Now, let me say . . . I do not disrespect my elders. BUT, do not talk to or treat me as though I have no idea how to conduct myself. This applies moreso to my father’s wife than anyone else. And there I am not joking. To sing my mother’s praises . . . she did an EXCELLENT job of raising me, especially when I wasn’t acting like such a brat. But, when it comes to hosting and being an active participant when at someone else’s home – my mother knew exactly what to teach and show me and how to do things discretely or without having to be asked. 

So, the last thing I truly needed on Thanksgiving night was for someone to try and change what my mother taught me years ago. I take great offense that this woman, yes, I said “this woman”, thought that she had any place in telling me how to conduct myself at the home of my significant other’s parents. This was her FIRST time there . . . this was NOT my first time. I have had Sunday meals there and have helped in the style of my mother each and every time. And I think if something weren’t satisfactory or appropriate about what I did, I would know about it already. 

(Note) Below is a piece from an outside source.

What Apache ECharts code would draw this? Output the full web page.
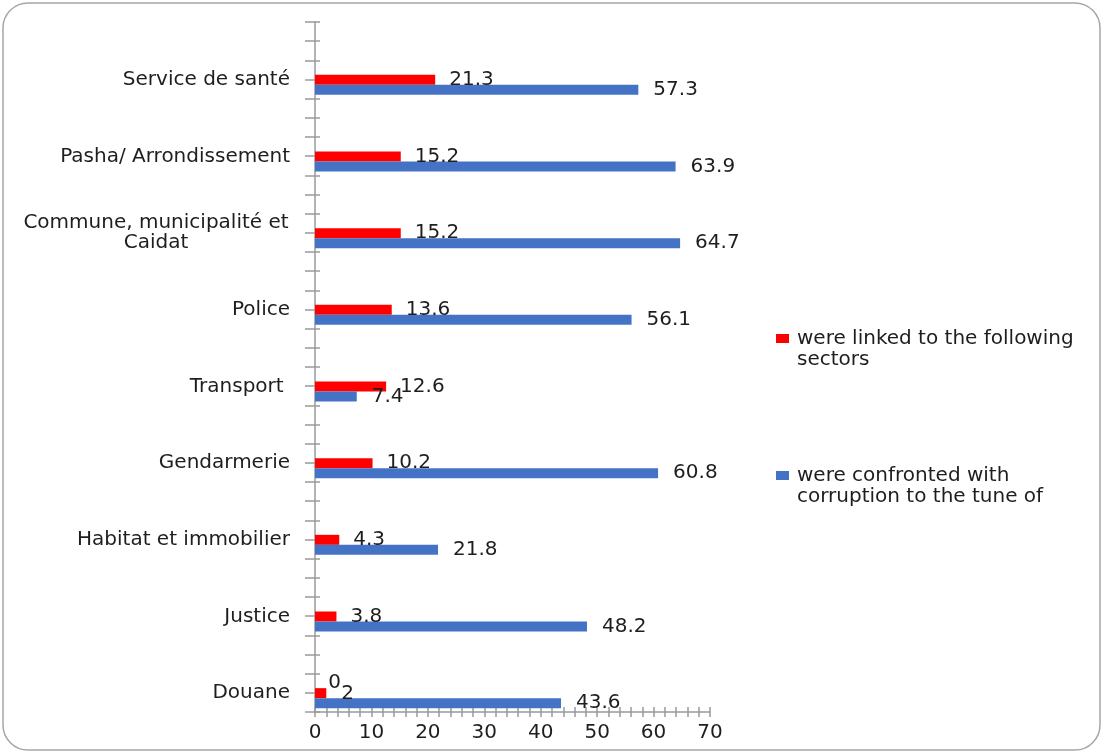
<!DOCTYPE html>
<html>
<head>
<meta charset="utf-8">
<script src="https://cdn.jsdelivr.net/npm/echarts@6/dist/echarts.min.js"></script>
<style>
  html, body { margin: 0; padding: 0; background: #fff; }
  #chart { width: 1104px; height: 753px; }
</style>
</head>
<body>
<div id="chart"></div>
<script>
// sectors, top to bottom
const categories = [
  'Service de santé',
  'Pasha/ Arrondissement',
  'Commune, municipalité et\nCaidat',
  'Police',
  'Transport ',
  'Gendarmerie',
  'Habitat et immobilier',
  'Justice',
  'Douane'
];
const linked = [21.3, 15.2, 15.2, 13.6, 12.6, 10.2, 4.3, 3.8, 2];
const confronted = [57.3, 63.9, 64.7, 56.1, 7.4, 60.8, 21.8, 48.2, 43.6];
const seriesNames = [
  'were linked to the following\nsectors',
  'were confronted with\ncorruption to the tune of'
];

const FONT = 'DejaVu Sans';
const FS = 20;
const TXT = '#1e1e1e';
const AX = '#9a9a9a';

const chart = echarts.init(document.getElementById('chart'));

// the Douane label shows up as a raised "0" next to "2" in the original
const linkedData = linked.map(function (v, i) {
  if (categories[i] === 'Douane') {
    return {
      value: v,
      label: {
        distance: 2,
        offset: [0, -5],
        formatter: '{s|0}\n{v|2}',
        rich: {
          s: { fontSize: FS, fontFamily: FONT, color: TXT, lineHeight: 11 },
          v: { fontSize: FS, fontFamily: FONT, color: TXT, lineHeight: 11, padding: [0, 0, 0, 13] }
        }
      }
    };
  }
  return v;
});

const option = {
  animation: false,
  graphic: [{
    type: 'rect',
    shape: { x: 3, y: 3, width: 1097, height: 747, r: 25 },
    style: { fill: 'none', stroke: '#a6a6a6', lineWidth: 1.5 },
    silent: true
  }],
  grid: [
    { left: 315, top: 22, width: 395, height: 690 },
    { left: 315, top: 46.5, width: 395, height: 690 }
  ],
  legend: {
    orient: 'vertical',
    left: 776,
    top: 307,
    padding: 0,
    itemWidth: 13,
    itemHeight: 9,
    itemGap: 74,
    icon: 'rect',
    data: seriesNames,
    formatter: function (name) { return '\n' + name; },
    textStyle: { fontFamily: FONT, fontSize: FS, color: TXT, lineHeight: 21, padding: [0, 0, 0, 3] }
  },
  xAxis: [
    {
      gridIndex: 0, type: 'value', min: 0, max: 70, interval: 2,
      axisLine: { show: true, lineStyle: { color: AX, width: 1.5 } },
      axisTick: { show: true, length: 5, lineStyle: { color: AX, width: 1.5 } },
      splitLine: { show: false },
      axisLabel: {
        margin: 11, fontFamily: FONT, fontSize: FS, color: TXT,
        formatter: function (v) { return v % 10 === 0 ? String(v) : ''; }
      }
    },
    {
      gridIndex: 0, type: 'value', min: 0, max: 70, interval: 2, position: 'bottom',
      axisLine: { show: false },
      axisTick: { show: true, inside: true, length: 5, lineStyle: { color: AX, width: 1.5 } },
      splitLine: { show: false },
      axisLabel: { show: false }
    },
    {
      gridIndex: 1, type: 'value', min: 0, max: 70, show: false
    }
  ],
  yAxis: [
    {
      gridIndex: 0, type: 'value', min: 0, max: 36, interval: 1,
      axisLine: { show: true, lineStyle: { color: AX, width: 1.5 } },
      axisTick: { show: true, length: 10, lineStyle: { color: AX, width: 1.5 } },
      splitLine: { show: false },
      axisLabel: { show: false }
    },
    {
      gridIndex: 0, type: 'value', min: 0, max: 36, interval: 1, position: 'left',
      axisLine: { show: false },
      axisTick: { show: true, inside: true, length: 5, lineStyle: { color: AX, width: 1.5 } },
      splitLine: { show: false },
      axisLabel: { show: false }
    },
    {
      gridIndex: 1, type: 'category', inverse: true, data: categories,
      axisLine: { show: false },
      axisTick: { show: false },
      axisLabel: {
        margin: 25, fontFamily: FONT, fontSize: FS, color: TXT,
        padding: [0, 0, 10, 0],
        lineHeight: 20,
        formatter: function (v) {
          if (v.indexOf('\n') < 0) return v;
          return v.split('\n').map(function (l) { return '{c|' + l + '}'; }).join('\n');
        },
        rich: {
          c: { width: 268, align: 'center', fontFamily: FONT, fontSize: FS, color: TXT, lineHeight: 20 }
        }
      }
    }
  ],
  series: [
    {
      name: seriesNames[0], type: 'bar', xAxisIndex: 2, yAxisIndex: 2,
      data: linkedData, barWidth: 10, barGap: '0%',
      itemStyle: { color: '#ff0000' },
      label: { show: true, position: 'right', distance: 14, fontFamily: FONT, fontSize: FS, color: TXT }
    },
    {
      name: seriesNames[1], type: 'bar', xAxisIndex: 2, yAxisIndex: 2,
      data: confronted, barWidth: 10, barGap: '0%',
      itemStyle: { color: '#4472c4' },
      label: { show: true, position: 'right', distance: 15, fontFamily: FONT, fontSize: FS, color: TXT }
    }
  ]
};

chart.setOption(option);
</script>
</body>
</html>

My mother was the most incredible host along with an incredibly active guest. She instilled every bit of her manners and skills in me, starting from an early age. And I’ve never forgotten a single iota of what she taught me. She would always tell me that if I looked bad it was my fault, not hers because she made sure to teach me everything I needed to know. So, to have some woman who has only been a member of my family for five years attempt to “mother” me was incredibly insulting and offensive. That is the one area where my temper and anger flares. I have one mother and one mother only. And because this woman married my father does not mean I want anything to do with her attempts at mothering me or giving me advice that my mother would dole out. 

Call it childish, call it being close-minded . . . but, I can say with great confidence that between my mother and I . . . there was knowledge on being a hostess and/or guest passed on that does not need or warrant any sort of improvement or alteration. Nor do I want any improvement or alteration unless it is mine.

These are some of the lessons that I have learned from my mother that will be the ones I want to pass on to my children. Without the input of anyone other than me.